Gens qui parlent et Jean qui dit
Extrait de La Télé sans écran
Une soirée bien instructive, ce dernier vendredi sur Antenne 2 !
Des qui se disent doctes parlaient de problèmes ; un qui est né artiste communiait au mystère.
Les premiers avaient rendez-vous chez Bernard Pivot : un patron de neurologie infantile, un “psy” chargé d’une assistante docile et de trois kilos d’enquête, un inspecteur d’académie ayant achevé le cursus des honneurs départementaux, un archi-prof faisant l’anti-prof dans son institut psycho-pédagogique.
Ça dégoulinait de compétence. Ils en ont mis partout, jusque sur le veston de Bernard Pivot, dont l’incompétence tous terrains est pourtant depuis des années le sourire rafraîchissant des émissions ennuyeuses.
Ennuyeuse, celle-ci ne l’était pas vraiment, car les cinq étaient un contre quatre. Six mois après la campagne électorale, les vaches trouvaient ainsi de quoi brouter. Et comme le médecin, quoique sans aide, était aussi le seul à bien se sortir les mots de la bouche, ses adversaires ne parurent pas trop nombreux.
Il disait : la recherche neurologique a enfin prouvé que les enfants sont différents par nature ; le socio-culturel ne fait pas tout.
Et les autres : nos travaux d’Hercule ont établi que les éducations différentes font les enfants différents. L’hérédité ne fait pas tout.
Ou si vous préférez :
– Diafoirus : « Le cœur est à gauche. »
– Purgon : « Je ne sais pas ; en tout cas le foie est à droite. »
Mon père disait : « Las agassos hèn pas coucuts »[1], et cette vérité d’expérience commune n’avait rien coûté au budget de la “recherche”. Il devait croire aussi que ceux qui élevaient bien leurs enfants avaient en général des enfants mieux élevés que ceux qui les élevaient mal, mais il n’a jamais dépensé de salive pour exhiber ce truisme.
Truisme contre truisme, le match a duré près d’une heure. Et dire qu’on a suivi ça, qui pour les blancs, qui pour les rouges, selon qu’on vote ici ou en face, car bien entendu c’était le vrai sujet, à l’abri dans son pot de graisse rance, autour duquel tourniquaient nos experts.
J’ai fini trop fatigué pour fermer le poste : quelle chance ! Ainsi ai-je vu un Fellini, Vive le music-hall, premier de la longue série des merveilles. Ce cinéma a pris quelques rides, mais une fois pour toutes ; il ne vieillira plus, ayant rejoint l’intemporel des chefs-d'œuvre.
Une troupe d’artistes en “variétés » parcourt l’Italie de l’après-guerre.
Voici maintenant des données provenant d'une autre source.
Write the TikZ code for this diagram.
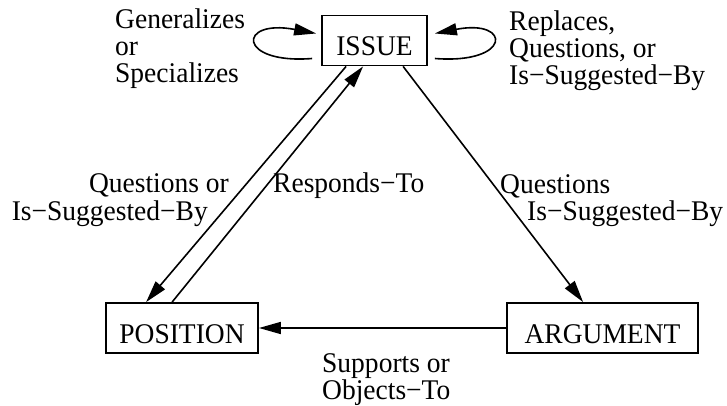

Médiocre parmi les médiocres, le capitaine s’amourache d’une fille venue de la campagne pour être danseuse. Il ne pourra même pas en faire sa poule, mais du moins l’aimera pour de vrai. La belle plante, quittant la bande des tocards, accédera à l’état enviable de demi-vedette aux côtés de quelque Line Renaud d’outre-monts tandis que “notre héros” descendra les spirales de l’enfer social, se croyant toujours au purgatoire d’où l’espoir de chaque matin doit le faire sortir. Le seul bien qui lui reste au monde est d’avoir cette fois pleuré.
Voilà de quoi ça parle, et qui n’a guère d’importance. Après les gens parlant de quelque chose, pour ne rien dire, Fellini disait tout sans parler. Ou plutôt en laissant parler les choses mêmes, corps avachis des bastringues, têtes de cochons et têtes de veaux, fatigue des petits matins, obsession de la bouffe, sexe raté, immense, oh très immense nostalgie de la beauté absente, et l’ombre que fait cette absence est la seule chose qui vaille d’être exprimé.
Les paumés montrent sans fard cette distance au soleil que nous, bourgeois, camouflons avec décence au long de nos vies “réussies”. C’est pourquoi Fellini, peintre des fêtes dérisoires, les regarde avec tant d’avidité depuis son enfance. Je dis « depuis », car sa caméra y est toujours. Au bas fond de leur misère, nous voyons notre pauvreté.
(17/09/1978)
[1] Les pies ne font pas des coucous.